Mais comme on le voit, il ne saurait être question d’identifier ce thème du déclassement volontaire à celui du refus de parvenir. Refusent en effet de parvenir des personnes qui, venant d’en bas, sont confrontées, à un moment ou à un autre de leur trajectoire sociale, à la question d’accepter ou pas telle position avantageuse économiquement ou tel poste de pouvoir. Or d’une certaine manière, la thématique du déclassement volontaire, telle qu’on la trouve traitée dans quelques textes de Bakounine, correspond à une question qui est l’exacte symétrique de la précédente. Si l’individu qui refuse de parvenir est issu du peuple et se trouve confronté à une opportunité d’ascension sociale, celui qui se déclasse volontairement est issu des classes privilégiées et renonce à ses privilèges pour « aller au peuple ». Il reste toutefois un point commun à ces deux phénomènes ou mots d’ordre, c’est qu’ils concernent avant tout la jeunesse, en tant qu’elle est amenée à se poser la question de sa trajectoire sociale – et peut-être aussi, comme le suggère Bakounine, en tant qu’elle est un élément idéaliste.

Pour l’essentiel, Bakounine a cru pouvoir souligner le rôle révolutionnaire du déclassement social dans deux pays : la Russie et l’Italie. Cela tient aux liens qui furent les siens avec les mouvements révolutionnaires de ces deux pays, par le contact avec la jeunesse émigrée dans le cas de la Russie, et par le rôle que joua Bakounine lors du premier essor du socialisme dans le cas de l’Italie(11). Mais cela n’a rien d’étonnant non plus si l’on songe que ces deux pays ont connu des exemples, voire des mouvements de déclassement volontaire au sein de la jeunesse révolutionnaire, exemples et mouvements qui ne sont pas sans rappeler, à nouveau, le refus de parvenir. (...)

6 Cette lecture de l’histoire a aussi son versant international : les pays où le capitalisme industriel se développe, et où par conséquent le clivage entre bourgeoisie et prolétariat devient structurant pour la société, ont plus de chance de voir apparaître des mouvements en faveur de la révolution sociale.

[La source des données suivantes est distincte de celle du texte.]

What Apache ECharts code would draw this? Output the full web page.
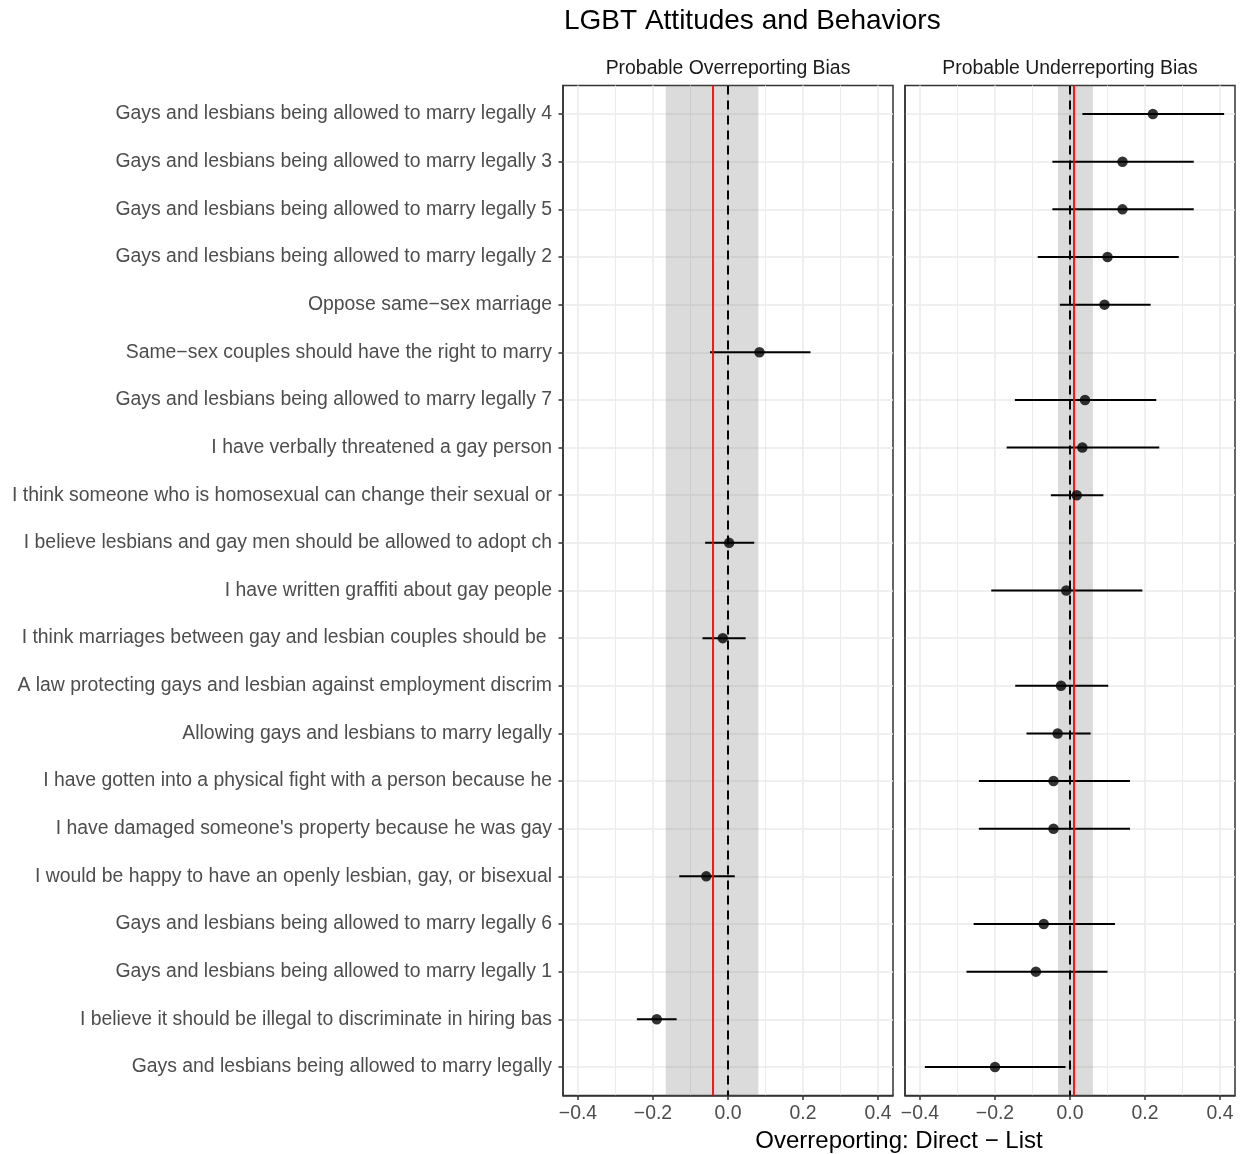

7 D’ailleurs, lorsqu’il eut à analyser des révolutions réelles, Marx fut contraint (comme dans Les luttes de classes en France et Le 18 Brumaire de Louis Bonaparte à propos de celle de 1848) de compliquer singulièrement le schéma présenté dans le Manifeste.

8 Bakounine, Œuvres complètes, édition citée, vol. III, p. 160-161.

9 Cela correspond, du reste, à certaines descriptions que Bakounine nous a léguées à propos du Paris révolutionnaire de 1848 dans sa Confession (1851). Voir Bakounine, Confession, Neuvy-en-Champagne, Le Passager Clandestin, 2013, p. 64-67.

10 Cette thématique de l’intégration, que l’on trouvera plus tard chez Herbert Marcuse, ne se trouve pas chez Bakounine. Elle constitue néanmoins un outil commode pour présenter les critiques qu’il adresse à une partie du mouvement ouvrier.

11 Bakounine séjourna en Italie de 1864 à 1867 et il y conserva jusqu’à la fin de sa vie de nombreux contacts. Voir David Ravindranathan, Bakunin and the Italians, Montréal, McGill University Press, 1989.